Equivalent form of sinc function?

Question

My trig is a bit rusty, so here goes:

I believe that the sinc function, i.e. $\frac{\sin(\theta)}{\theta}$, where $\theta = \pi x = \frac{\sin(\theta)}{N\tan(\frac{\theta}{N})}$ for sufficiently large values of $N$. I've tested this for values of $\theta$ in the range $(0, 10\pi]$ and things look promising. For the life of me I can't seem to do the trig/algebra necessary to prove that these two forms are equivalent:

$$\frac{\sin(\theta)}{\theta} \overset ?= \frac{\sin(\theta)}{N\tan(\frac{\theta}{N})}$$

I'd be very grateful if someone could shed some light upon my quandary.
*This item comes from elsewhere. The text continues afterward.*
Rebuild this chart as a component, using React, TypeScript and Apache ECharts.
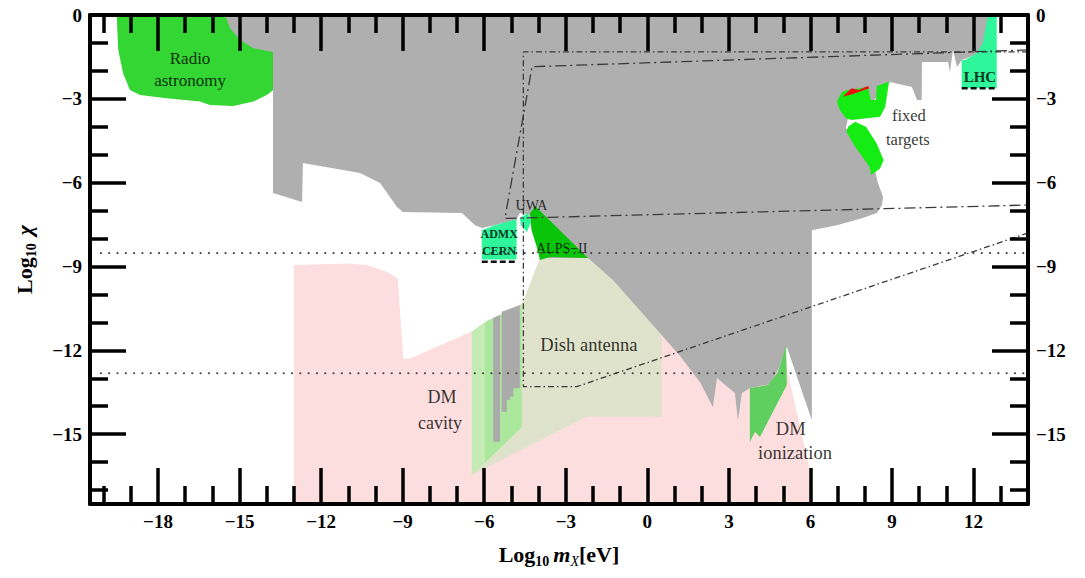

Also, the secondary form (i.e. with tangent), does it go by a specific name?

TIA, Karl

Answer 1

Let us divide by $\sin(\theta)$ (assuming it's not $0$) then what I suppose you want to say is that

$$\tan(\theta/N)\sim \theta/N$$

asymptotically as $N\rightarrow\infty$.

By no means can they actually be equal, but for very large $N$, the values agree approximately.

That is indeed true since

$$\tan(x)=\frac{\sin(x)}{\cos(x)}$$

Now note that $$\sin(x)=x-\frac{x^3}{3!}+\frac{x^5}{5!}\pm\cdots\sim x$$ as $x\rightarrow 0$ and

$$\cos(x)=1-\frac{x^2}{2!}+\frac{x^4}{4!}\pm\cdots\sim 1$$ as $x\rightarrow 0$.

Therefore $\tan(x)\sim x$ as $x\rightarrow 0$.

Setting $x=\theta/N$ gives exactly your observation.

Answer 2

For $x \ll 1, \tan x \approx x+\frac 13x^3+\dots$, so as $N$ gets large, $N \tan(\frac \theta N) \approx \theta$ and your form is equivalent. I don't know a name for it.